Dataset extract

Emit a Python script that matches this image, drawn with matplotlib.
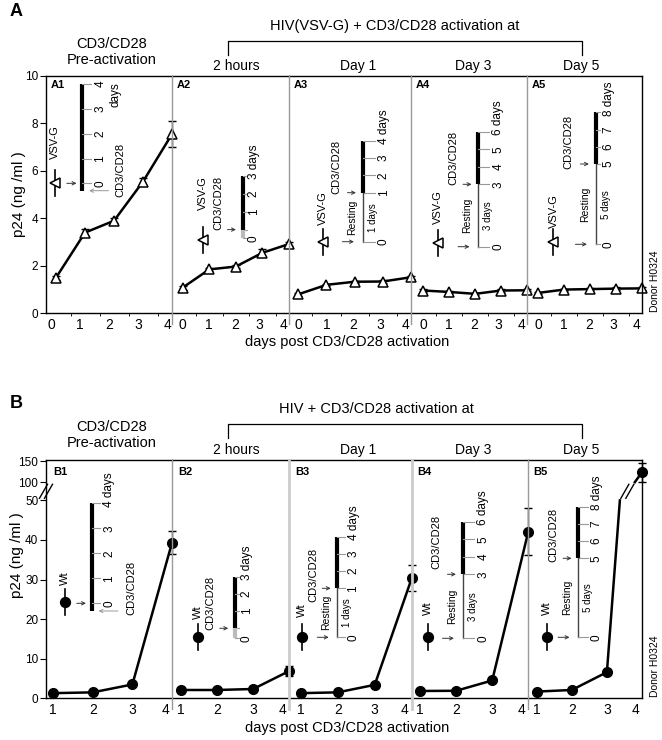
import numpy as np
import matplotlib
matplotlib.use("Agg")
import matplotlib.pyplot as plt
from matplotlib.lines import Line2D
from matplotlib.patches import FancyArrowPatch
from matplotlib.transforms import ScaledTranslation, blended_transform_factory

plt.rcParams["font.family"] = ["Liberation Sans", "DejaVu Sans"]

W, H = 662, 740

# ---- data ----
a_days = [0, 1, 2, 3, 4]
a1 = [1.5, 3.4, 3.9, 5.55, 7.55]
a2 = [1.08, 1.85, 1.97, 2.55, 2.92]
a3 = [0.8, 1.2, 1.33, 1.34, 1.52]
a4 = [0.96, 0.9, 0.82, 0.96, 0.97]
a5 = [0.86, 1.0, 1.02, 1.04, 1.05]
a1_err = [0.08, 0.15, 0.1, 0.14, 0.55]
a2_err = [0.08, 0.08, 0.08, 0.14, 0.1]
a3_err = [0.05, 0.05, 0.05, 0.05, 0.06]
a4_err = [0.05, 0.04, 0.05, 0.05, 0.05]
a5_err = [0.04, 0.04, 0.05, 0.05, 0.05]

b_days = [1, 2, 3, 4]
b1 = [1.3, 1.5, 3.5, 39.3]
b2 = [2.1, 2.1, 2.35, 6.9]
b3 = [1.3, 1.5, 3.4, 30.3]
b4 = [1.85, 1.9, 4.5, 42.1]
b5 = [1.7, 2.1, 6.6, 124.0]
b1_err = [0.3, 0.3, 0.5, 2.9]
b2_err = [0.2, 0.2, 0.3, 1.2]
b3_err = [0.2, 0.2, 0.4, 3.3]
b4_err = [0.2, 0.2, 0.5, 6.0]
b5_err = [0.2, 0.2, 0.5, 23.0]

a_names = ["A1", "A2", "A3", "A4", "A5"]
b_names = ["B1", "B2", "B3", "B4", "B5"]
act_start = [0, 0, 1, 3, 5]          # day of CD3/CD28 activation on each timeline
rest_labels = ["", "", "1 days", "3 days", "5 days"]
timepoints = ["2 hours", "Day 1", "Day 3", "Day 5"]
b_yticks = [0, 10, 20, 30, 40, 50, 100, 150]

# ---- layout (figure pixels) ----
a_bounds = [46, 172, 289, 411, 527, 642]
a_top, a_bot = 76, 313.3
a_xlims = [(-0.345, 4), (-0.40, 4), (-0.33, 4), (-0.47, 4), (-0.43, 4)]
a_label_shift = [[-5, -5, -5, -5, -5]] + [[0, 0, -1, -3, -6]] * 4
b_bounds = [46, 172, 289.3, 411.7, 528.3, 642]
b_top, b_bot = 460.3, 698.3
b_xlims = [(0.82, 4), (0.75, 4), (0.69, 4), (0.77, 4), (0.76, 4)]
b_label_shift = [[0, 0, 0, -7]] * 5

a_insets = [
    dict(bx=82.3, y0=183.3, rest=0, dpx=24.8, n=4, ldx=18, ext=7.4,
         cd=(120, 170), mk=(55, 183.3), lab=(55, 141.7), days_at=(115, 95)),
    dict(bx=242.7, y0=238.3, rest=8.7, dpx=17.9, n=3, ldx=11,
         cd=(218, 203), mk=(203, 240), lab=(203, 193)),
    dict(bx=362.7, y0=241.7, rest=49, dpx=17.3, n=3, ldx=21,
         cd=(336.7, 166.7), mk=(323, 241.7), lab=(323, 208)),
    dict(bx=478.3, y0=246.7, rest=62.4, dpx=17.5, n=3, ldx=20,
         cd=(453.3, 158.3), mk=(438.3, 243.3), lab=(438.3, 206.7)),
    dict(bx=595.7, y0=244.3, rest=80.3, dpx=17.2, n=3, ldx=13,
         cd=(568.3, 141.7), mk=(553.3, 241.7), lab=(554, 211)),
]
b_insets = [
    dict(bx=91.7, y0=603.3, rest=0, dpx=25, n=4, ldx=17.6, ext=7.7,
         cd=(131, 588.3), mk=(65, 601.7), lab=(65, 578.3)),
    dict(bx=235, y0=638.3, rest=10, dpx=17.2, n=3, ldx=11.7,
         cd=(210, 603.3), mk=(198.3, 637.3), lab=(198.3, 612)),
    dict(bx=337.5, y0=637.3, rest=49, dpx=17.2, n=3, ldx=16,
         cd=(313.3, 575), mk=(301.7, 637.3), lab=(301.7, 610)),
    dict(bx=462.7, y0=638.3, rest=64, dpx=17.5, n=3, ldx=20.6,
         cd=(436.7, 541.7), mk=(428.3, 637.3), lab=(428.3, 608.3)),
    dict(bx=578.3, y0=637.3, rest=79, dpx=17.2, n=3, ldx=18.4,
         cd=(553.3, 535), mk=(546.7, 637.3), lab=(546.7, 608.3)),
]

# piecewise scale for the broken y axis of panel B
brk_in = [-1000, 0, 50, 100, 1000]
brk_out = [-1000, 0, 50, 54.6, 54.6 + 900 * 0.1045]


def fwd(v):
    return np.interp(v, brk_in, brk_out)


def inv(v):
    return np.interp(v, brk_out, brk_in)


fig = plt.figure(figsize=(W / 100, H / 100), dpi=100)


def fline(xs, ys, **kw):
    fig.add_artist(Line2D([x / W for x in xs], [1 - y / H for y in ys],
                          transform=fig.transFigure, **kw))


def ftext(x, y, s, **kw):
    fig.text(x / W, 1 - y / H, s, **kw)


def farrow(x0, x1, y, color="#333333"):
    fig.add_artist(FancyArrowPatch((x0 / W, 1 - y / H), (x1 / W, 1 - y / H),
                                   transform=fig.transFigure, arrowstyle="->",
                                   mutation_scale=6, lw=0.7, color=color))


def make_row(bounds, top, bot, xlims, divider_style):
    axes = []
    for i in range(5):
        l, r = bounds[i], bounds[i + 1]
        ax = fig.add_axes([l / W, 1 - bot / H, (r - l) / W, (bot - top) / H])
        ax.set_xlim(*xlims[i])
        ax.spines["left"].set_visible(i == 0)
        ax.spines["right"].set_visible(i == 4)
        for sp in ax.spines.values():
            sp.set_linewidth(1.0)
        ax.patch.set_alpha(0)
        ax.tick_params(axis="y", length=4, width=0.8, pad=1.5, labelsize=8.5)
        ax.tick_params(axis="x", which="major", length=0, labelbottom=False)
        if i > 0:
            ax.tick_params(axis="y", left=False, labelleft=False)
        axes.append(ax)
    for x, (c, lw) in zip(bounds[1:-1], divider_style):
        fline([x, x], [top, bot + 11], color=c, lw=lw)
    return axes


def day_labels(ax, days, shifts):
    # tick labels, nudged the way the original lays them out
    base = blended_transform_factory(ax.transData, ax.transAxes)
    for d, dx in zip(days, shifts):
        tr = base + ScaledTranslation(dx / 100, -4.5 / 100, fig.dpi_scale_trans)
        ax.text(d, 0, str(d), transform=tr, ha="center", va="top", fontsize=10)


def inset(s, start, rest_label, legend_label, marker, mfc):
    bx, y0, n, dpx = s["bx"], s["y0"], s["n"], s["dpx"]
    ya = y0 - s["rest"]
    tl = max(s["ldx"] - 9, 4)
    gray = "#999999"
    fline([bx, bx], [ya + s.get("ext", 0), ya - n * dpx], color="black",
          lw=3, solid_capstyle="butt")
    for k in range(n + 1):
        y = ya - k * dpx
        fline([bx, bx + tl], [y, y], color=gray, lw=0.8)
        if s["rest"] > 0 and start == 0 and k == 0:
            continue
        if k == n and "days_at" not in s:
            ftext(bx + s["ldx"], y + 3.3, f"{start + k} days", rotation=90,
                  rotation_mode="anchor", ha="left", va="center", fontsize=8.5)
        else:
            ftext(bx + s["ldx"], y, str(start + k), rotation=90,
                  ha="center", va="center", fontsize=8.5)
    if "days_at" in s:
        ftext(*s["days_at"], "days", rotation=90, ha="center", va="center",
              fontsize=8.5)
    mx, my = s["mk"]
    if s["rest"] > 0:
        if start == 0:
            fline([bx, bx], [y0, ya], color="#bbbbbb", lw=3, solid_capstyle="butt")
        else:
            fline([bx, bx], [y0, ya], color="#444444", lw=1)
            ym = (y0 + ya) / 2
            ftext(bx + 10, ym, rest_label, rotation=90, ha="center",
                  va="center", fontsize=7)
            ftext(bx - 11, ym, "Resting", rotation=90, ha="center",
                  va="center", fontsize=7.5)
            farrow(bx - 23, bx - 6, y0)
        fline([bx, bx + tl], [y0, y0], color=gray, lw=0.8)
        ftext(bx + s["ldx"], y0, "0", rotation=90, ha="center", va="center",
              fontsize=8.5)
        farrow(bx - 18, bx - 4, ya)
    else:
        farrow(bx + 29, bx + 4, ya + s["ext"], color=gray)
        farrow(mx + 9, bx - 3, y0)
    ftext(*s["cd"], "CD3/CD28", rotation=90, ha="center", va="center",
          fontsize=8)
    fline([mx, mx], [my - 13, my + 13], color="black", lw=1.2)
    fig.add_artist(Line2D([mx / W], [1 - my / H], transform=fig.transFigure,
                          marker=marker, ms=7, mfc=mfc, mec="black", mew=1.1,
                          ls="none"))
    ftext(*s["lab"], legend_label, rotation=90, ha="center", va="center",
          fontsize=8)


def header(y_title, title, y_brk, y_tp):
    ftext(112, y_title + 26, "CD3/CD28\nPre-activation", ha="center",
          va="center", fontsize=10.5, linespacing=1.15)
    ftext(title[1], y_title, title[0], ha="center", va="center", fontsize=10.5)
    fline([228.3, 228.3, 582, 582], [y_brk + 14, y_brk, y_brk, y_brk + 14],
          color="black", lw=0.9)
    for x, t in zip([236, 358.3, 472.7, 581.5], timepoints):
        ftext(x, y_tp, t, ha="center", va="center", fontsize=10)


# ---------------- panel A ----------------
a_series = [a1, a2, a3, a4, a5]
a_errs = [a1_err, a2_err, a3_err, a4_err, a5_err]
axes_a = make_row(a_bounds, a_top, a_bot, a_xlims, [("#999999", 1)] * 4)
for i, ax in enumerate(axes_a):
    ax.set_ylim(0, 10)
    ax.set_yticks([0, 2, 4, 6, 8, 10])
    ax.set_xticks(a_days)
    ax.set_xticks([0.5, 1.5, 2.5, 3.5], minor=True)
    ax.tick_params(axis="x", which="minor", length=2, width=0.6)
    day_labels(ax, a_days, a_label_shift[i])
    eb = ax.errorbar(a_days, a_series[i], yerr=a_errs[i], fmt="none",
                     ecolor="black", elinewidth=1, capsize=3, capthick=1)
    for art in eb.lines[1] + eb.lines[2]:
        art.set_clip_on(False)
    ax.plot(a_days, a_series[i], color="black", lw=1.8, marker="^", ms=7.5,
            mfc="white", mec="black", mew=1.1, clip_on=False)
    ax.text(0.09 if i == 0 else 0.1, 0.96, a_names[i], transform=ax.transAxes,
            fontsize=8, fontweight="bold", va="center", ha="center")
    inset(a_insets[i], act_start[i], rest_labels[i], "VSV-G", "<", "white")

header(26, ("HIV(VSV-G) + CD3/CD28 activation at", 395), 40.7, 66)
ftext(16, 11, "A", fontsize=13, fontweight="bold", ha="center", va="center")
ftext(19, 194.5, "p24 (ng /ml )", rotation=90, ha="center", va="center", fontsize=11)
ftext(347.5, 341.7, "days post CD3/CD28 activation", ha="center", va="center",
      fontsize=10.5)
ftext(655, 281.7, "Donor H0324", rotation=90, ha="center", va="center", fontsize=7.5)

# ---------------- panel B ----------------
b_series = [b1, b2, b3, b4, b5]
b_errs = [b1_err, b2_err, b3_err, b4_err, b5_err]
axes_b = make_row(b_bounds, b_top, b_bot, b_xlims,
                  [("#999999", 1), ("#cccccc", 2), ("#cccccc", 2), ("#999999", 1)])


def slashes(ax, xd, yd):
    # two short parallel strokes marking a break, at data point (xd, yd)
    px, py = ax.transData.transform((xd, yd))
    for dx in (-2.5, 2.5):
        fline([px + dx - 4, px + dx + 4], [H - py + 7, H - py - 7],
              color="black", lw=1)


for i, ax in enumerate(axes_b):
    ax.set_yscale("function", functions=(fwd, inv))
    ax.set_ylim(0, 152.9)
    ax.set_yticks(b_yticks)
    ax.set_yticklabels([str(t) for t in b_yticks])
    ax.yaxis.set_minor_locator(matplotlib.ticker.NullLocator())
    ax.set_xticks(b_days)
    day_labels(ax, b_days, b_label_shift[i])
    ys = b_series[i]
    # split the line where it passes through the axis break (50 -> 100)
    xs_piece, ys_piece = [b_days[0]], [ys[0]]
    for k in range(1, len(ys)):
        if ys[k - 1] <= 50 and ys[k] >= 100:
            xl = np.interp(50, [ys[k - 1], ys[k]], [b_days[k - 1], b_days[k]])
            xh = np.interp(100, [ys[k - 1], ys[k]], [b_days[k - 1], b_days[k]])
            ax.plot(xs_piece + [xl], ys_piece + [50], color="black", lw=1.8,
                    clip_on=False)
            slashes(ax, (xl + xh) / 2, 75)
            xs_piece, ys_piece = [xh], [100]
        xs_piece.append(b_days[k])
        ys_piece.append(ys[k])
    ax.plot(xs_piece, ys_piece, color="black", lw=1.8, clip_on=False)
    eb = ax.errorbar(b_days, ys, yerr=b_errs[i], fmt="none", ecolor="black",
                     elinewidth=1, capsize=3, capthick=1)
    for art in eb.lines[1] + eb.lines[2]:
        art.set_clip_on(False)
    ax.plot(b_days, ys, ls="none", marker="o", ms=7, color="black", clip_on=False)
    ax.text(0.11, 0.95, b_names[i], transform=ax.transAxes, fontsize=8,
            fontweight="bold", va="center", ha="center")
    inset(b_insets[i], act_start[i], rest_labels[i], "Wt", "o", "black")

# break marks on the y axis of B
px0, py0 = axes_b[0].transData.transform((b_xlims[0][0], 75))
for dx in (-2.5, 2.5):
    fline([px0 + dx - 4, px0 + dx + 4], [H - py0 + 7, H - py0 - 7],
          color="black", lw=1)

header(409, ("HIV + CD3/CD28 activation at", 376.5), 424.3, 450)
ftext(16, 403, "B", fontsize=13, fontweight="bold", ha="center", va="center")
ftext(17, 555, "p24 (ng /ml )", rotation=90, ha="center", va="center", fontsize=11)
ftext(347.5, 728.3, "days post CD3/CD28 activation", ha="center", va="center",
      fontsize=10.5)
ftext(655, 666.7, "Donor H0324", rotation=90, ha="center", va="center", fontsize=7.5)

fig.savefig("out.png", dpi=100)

Given problem
Leave out the pictures and repeat the lines from the start of the material through the line with "b5_err = [0.2, 0.2, 0.5, 23.0]", inclusive.

Exercise result
Emit a Python script that matches this image, drawn with matplotlib.
import numpy as np
import matplotlib
matplotlib.use("Agg")
import matplotlib.pyplot as plt
from matplotlib.lines import Line2D
from matplotlib.patches import FancyArrowPatch
from matplotlib.transforms import ScaledTranslation, blended_transform_factory

plt.rcParams["font.family"] = ["Liberation Sans", "DejaVu Sans"]

W, H = 662, 740

# ---- data ----
a_days = [0, 1, 2, 3, 4]
a1 = [1.5, 3.4, 3.9, 5.55, 7.55]
a2 = [1.08, 1.85, 1.97, 2.55, 2.92]
a3 = [0.8, 1.2, 1.33, 1.34, 1.52]
a4 = [0.96, 0.9, 0.82, 0.96, 0.97]
a5 = [0.86, 1.0, 1.02, 1.04, 1.05]
a1_err = [0.08, 0.15, 0.1, 0.14, 0.55]
a2_err = [0.08, 0.08, 0.08, 0.14, 0.1]
a3_err = [0.05, 0.05, 0.05, 0.05, 0.06]
a4_err = [0.05, 0.04, 0.05, 0.05, 0.05]
a5_err = [0.04, 0.04, 0.05, 0.05, 0.05]

b_days = [1, 2, 3, 4]
b1 = [1.3, 1.5, 3.5, 39.3]
b2 = [2.1, 2.1, 2.35, 6.9]
b3 = [1.3, 1.5, 3.4, 30.3]
b4 = [1.85, 1.9, 4.5, 42.1]
b5 = [1.7, 2.1, 6.6, 124.0]
b1_err = [0.3, 0.3, 0.5, 2.9]
b2_err = [0.2, 0.2, 0.3, 1.2]
b3_err = [0.2, 0.2, 0.4, 3.3]
b4_err = [0.2, 0.2, 0.5, 6.0]
b5_err = [0.2, 0.2, 0.5, 23.0]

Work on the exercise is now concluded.